## Begin
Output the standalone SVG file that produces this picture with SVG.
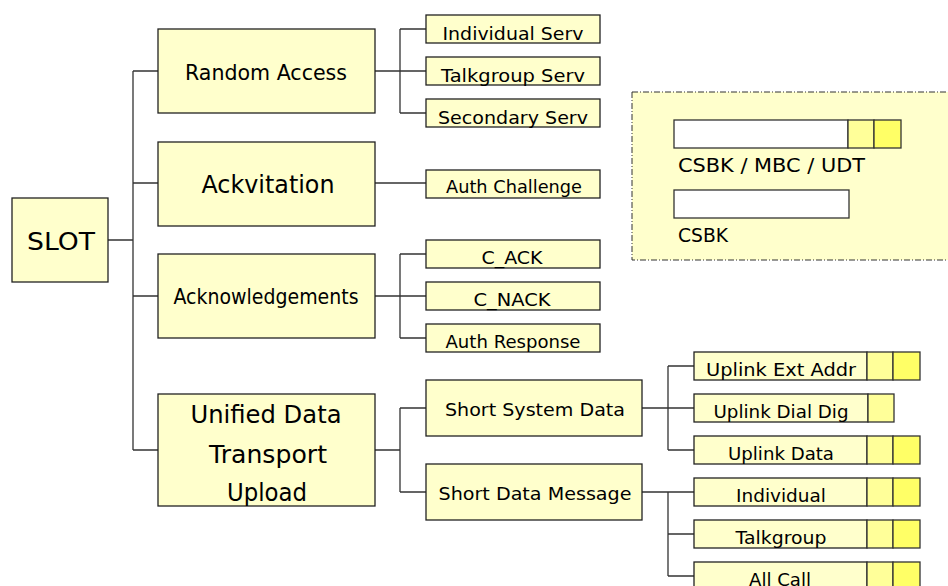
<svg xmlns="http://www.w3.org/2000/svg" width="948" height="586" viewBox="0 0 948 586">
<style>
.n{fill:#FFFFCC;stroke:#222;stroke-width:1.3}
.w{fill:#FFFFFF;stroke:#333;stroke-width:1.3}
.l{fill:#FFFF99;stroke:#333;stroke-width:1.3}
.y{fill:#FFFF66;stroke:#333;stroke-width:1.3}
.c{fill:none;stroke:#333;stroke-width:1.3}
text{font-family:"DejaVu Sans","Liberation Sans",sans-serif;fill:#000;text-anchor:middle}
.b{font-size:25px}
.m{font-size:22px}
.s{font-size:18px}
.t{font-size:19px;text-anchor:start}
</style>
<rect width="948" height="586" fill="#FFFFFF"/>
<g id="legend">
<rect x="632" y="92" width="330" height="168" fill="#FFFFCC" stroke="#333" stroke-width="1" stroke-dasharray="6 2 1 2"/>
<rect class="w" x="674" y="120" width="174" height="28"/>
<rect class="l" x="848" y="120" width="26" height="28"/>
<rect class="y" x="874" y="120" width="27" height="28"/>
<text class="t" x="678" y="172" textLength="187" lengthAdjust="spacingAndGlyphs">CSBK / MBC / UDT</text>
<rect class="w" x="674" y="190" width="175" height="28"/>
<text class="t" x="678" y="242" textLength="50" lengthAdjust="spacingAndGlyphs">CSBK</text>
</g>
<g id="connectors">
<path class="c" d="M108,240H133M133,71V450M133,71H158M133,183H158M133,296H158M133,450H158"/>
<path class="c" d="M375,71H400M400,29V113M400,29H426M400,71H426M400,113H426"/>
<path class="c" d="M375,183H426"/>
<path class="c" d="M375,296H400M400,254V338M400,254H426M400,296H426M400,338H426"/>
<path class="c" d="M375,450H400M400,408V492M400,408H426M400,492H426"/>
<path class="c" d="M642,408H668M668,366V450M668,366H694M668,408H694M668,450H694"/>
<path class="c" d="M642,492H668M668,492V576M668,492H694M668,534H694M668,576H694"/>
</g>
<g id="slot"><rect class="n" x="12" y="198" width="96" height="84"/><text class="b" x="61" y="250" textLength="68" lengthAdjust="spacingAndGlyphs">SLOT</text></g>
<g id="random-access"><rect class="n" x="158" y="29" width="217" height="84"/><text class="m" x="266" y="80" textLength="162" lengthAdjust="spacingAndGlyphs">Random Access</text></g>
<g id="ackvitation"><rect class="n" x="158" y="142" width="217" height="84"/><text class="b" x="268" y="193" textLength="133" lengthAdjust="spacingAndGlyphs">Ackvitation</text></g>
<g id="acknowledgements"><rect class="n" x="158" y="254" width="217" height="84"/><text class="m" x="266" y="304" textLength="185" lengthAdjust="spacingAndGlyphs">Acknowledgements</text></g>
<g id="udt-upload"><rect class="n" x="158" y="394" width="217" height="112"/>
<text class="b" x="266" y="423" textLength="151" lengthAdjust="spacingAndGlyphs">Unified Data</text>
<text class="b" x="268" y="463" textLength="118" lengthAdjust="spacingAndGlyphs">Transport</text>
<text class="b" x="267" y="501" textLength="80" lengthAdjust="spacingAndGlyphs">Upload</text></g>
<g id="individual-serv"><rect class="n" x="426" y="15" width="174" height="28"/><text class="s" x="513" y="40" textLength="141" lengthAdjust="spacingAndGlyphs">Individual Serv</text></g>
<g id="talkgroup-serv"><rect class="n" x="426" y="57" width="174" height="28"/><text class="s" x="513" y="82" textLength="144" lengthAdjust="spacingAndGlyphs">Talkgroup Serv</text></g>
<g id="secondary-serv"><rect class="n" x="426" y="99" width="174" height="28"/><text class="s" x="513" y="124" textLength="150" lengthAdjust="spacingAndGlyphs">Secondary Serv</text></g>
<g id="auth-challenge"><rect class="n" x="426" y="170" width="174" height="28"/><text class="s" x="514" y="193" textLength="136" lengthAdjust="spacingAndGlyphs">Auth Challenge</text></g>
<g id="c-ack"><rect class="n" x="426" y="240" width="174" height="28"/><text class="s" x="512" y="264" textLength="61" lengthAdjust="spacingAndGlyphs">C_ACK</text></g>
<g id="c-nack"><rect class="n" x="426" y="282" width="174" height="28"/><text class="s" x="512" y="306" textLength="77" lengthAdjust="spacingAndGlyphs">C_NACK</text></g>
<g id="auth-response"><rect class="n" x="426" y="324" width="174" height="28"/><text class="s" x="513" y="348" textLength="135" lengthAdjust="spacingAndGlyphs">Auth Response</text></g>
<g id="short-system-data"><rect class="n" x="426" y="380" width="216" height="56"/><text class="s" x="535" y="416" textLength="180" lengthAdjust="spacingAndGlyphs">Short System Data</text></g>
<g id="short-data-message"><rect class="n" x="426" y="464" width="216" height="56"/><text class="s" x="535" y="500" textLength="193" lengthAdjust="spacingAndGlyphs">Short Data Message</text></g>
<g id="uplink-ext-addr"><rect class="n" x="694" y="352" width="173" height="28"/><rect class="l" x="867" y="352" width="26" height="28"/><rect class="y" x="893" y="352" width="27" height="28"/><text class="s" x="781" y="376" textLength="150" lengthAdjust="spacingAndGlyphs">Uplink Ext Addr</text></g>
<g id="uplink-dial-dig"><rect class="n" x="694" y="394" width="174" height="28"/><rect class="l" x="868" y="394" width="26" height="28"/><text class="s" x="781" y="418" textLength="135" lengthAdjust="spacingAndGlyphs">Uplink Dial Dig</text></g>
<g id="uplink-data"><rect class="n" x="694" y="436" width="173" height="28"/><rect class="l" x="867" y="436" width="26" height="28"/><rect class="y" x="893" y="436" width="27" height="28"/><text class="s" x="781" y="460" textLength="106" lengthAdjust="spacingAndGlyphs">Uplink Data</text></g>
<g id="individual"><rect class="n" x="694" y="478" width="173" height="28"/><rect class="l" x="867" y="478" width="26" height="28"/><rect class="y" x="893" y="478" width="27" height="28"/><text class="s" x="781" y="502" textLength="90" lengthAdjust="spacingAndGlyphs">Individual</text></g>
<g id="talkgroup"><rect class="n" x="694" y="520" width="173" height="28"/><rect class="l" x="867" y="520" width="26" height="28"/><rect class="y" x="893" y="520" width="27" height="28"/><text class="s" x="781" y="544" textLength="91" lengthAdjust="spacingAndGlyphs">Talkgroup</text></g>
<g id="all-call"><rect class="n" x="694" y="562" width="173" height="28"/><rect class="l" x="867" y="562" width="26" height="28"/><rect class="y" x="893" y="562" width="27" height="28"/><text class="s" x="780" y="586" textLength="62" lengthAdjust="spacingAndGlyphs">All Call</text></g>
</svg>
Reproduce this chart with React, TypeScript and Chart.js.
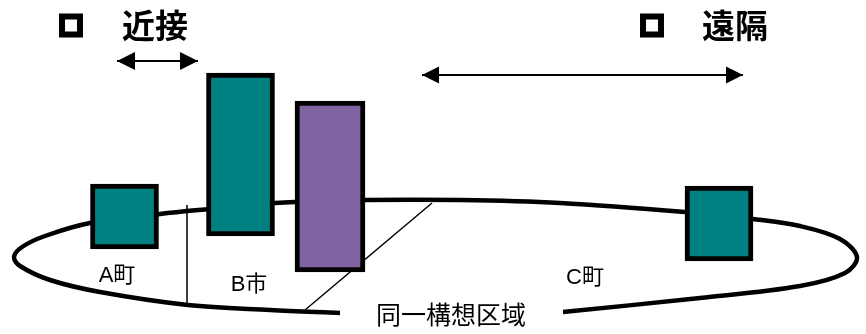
## End
#### What the task requires:
Transcribe each line above verbatim, with the pictures left out.

#### Finished exercise:
Output the standalone SVG file that produces this picture with SVG.
<svg xmlns="http://www.w3.org/2000/svg" width="948" height="586" viewBox="0 0 948 586">
<style>
.n{fill:#FFFFCC;stroke:#222;stroke-width:1.3}
.w{fill:#FFFFFF;stroke:#333;stroke-width:1.3}
.l{fill:#FFFF99;stroke:#333;stroke-width:1.3}
.y{fill:#FFFF66;stroke:#333;stroke-width:1.3}
.c{fill:none;stroke:#333;stroke-width:1.3}
text{font-family:"DejaVu Sans","Liberation Sans",sans-serif;fill:#000;text-anchor:middle}
.b{font-size:25px}
.m{font-size:22px}
.s{font-size:18px}
.t{font-size:19px;text-anchor:start}
</style>
<rect width="948" height="586" fill="#FFFFFF"/>
<g id="legend">
<rect x="632" y="92" width="330" height="168" fill="#FFFFCC" stroke="#333" stroke-width="1" stroke-dasharray="6 2 1 2"/>
<rect class="w" x="674" y="120" width="174" height="28"/>
<rect class="l" x="848" y="120" width="26" height="28"/>
<rect class="y" x="874" y="120" width="27" height="28"/>
<text class="t" x="678" y="172" textLength="187" lengthAdjust="spacingAndGlyphs">CSBK / MBC / UDT</text>
<rect class="w" x="674" y="190" width="175" height="28"/>
<text class="t" x="678" y="242" textLength="50" lengthAdjust="spacingAndGlyphs">CSBK</text>
</g>
<g id="connectors">
<path class="c" d="M108,240H133M133,71V450M133,71H158M133,183H158M133,296H158M133,450H158"/>
<path class="c" d="M375,71H400M400,29V113M400,29H426M400,71H426M400,113H426"/>
<path class="c" d="M375,183H426"/>
<path class="c" d="M375,296H400M400,254V338M400,254H426M400,296H426M400,338H426"/>
<path class="c" d="M375,450H400M400,408V492M400,408H426M400,492H426"/>
<path class="c" d="M642,408H668M668,366V450M668,366H694M668,408H694M668,450H694"/>
<path class="c" d="M642,492H668M668,492V576M668,492H694M668,534H694M668,576H694"/>
</g>
<g id="slot"><rect class="n" x="12" y="198" width="96" height="84"/><text class="b" x="61" y="250" textLength="68" lengthAdjust="spacingAndGlyphs">SLOT</text></g>
<g id="random-access"><rect class="n" x="158" y="29" width="217" height="84"/><text class="m" x="266" y="80" textLength="162" lengthAdjust="spacingAndGlyphs">Random Access</text></g>
<g id="ackvitation"><rect class="n" x="158" y="142" width="217" height="84"/><text class="b" x="268" y="193" textLength="133" lengthAdjust="spacingAndGlyphs">Ackvitation</text></g>
<g id="acknowledgements"><rect class="n" x="158" y="254" width="217" height="84"/><text class="m" x="266" y="304" textLength="185" lengthAdjust="spacingAndGlyphs">Acknowledgements</text></g>
<g id="udt-upload"><rect class="n" x="158" y="394" width="217" height="112"/>
<text class="b" x="266" y="423" textLength="151" lengthAdjust="spacingAndGlyphs">Unified Data</text>
<text class="b" x="268" y="463" textLength="118" lengthAdjust="spacingAndGlyphs">Transport</text>
<text class="b" x="267" y="501" textLength="80" lengthAdjust="spacingAndGlyphs">Upload</text></g>
<g id="individual-serv"><rect class="n" x="426" y="15" width="174" height="28"/><text class="s" x="513" y="40" textLength="141" lengthAdjust="spacingAndGlyphs">Individual Serv</text></g>
<g id="talkgroup-serv"><rect class="n" x="426" y="57" width="174" height="28"/><text class="s" x="513" y="82" textLength="144" lengthAdjust="spacingAndGlyphs">Talkgroup Serv</text></g>
<g id="secondary-serv"><rect class="n" x="426" y="99" width="174" height="28"/><text class="s" x="513" y="124" textLength="150" lengthAdjust="spacingAndGlyphs">Secondary Serv</text></g>
<g id="auth-challenge"><rect class="n" x="426" y="170" width="174" height="28"/><text class="s" x="514" y="193" textLength="136" lengthAdjust="spacingAndGlyphs">Auth Challenge</text></g>
<g id="c-ack"><rect class="n" x="426" y="240" width="174" height="28"/><text class="s" x="512" y="264" textLength="61" lengthAdjust="spacingAndGlyphs">C_ACK</text></g>
<g id="c-nack"><rect class="n" x="426" y="282" width="174" height="28"/><text class="s" x="512" y="306" textLength="77" lengthAdjust="spacingAndGlyphs">C_NACK</text></g>
<g id="auth-response"><rect class="n" x="426" y="324" width="174" height="28"/><text class="s" x="513" y="348" textLength="135" lengthAdjust="spacingAndGlyphs">Auth Response</text></g>
<g id="short-system-data"><rect class="n" x="426" y="380" width="216" height="56"/><text class="s" x="535" y="416" textLength="180" lengthAdjust="spacingAndGlyphs">Short System Data</text></g>
<g id="short-data-message"><rect class="n" x="426" y="464" width="216" height="56"/><text class="s" x="535" y="500" textLength="193" lengthAdjust="spacingAndGlyphs">Short Data Message</text></g>
<g id="uplink-ext-addr"><rect class="n" x="694" y="352" width="173" height="28"/><rect class="l" x="867" y="352" width="26" height="28"/><rect class="y" x="893" y="352" width="27" height="28"/><text class="s" x="781" y="376" textLength="150" lengthAdjust="spacingAndGlyphs">Uplink Ext Addr</text></g>
<g id="uplink-dial-dig"><rect class="n" x="694" y="394" width="174" height="28"/><rect class="l" x="868" y="394" width="26" height="28"/><text class="s" x="781" y="418" textLength="135" lengthAdjust="spacingAndGlyphs">Uplink Dial Dig</text></g>
<g id="uplink-data"><rect class="n" x="694" y="436" width="173" height="28"/><rect class="l" x="867" y="436" width="26" height="28"/><rect class="y" x="893" y="436" width="27" height="28"/><text class="s" x="781" y="460" textLength="106" lengthAdjust="spacingAndGlyphs">Uplink Data</text></g>
<g id="individual"><rect class="n" x="694" y="478" width="173" height="28"/><rect class="l" x="867" y="478" width="26" height="28"/><rect class="y" x="893" y="478" width="27" height="28"/><text class="s" x="781" y="502" textLength="90" lengthAdjust="spacingAndGlyphs">Individual</text></g>
<g id="talkgroup"><rect class="n" x="694" y="520" width="173" height="28"/><rect class="l" x="867" y="520" width="26" height="28"/><rect class="y" x="893" y="520" width="27" height="28"/><text class="s" x="781" y="544" textLength="91" lengthAdjust="spacingAndGlyphs">Talkgroup</text></g>
<g id="all-call"><rect class="n" x="694" y="562" width="173" height="28"/><rect class="l" x="867" y="562" width="26" height="28"/><rect class="y" x="893" y="562" width="27" height="28"/><text class="s" x="780" y="586" textLength="62" lengthAdjust="spacingAndGlyphs">All Call</text></g>
</svg>
Reproduce this chart with React, TypeScript and Chart.js.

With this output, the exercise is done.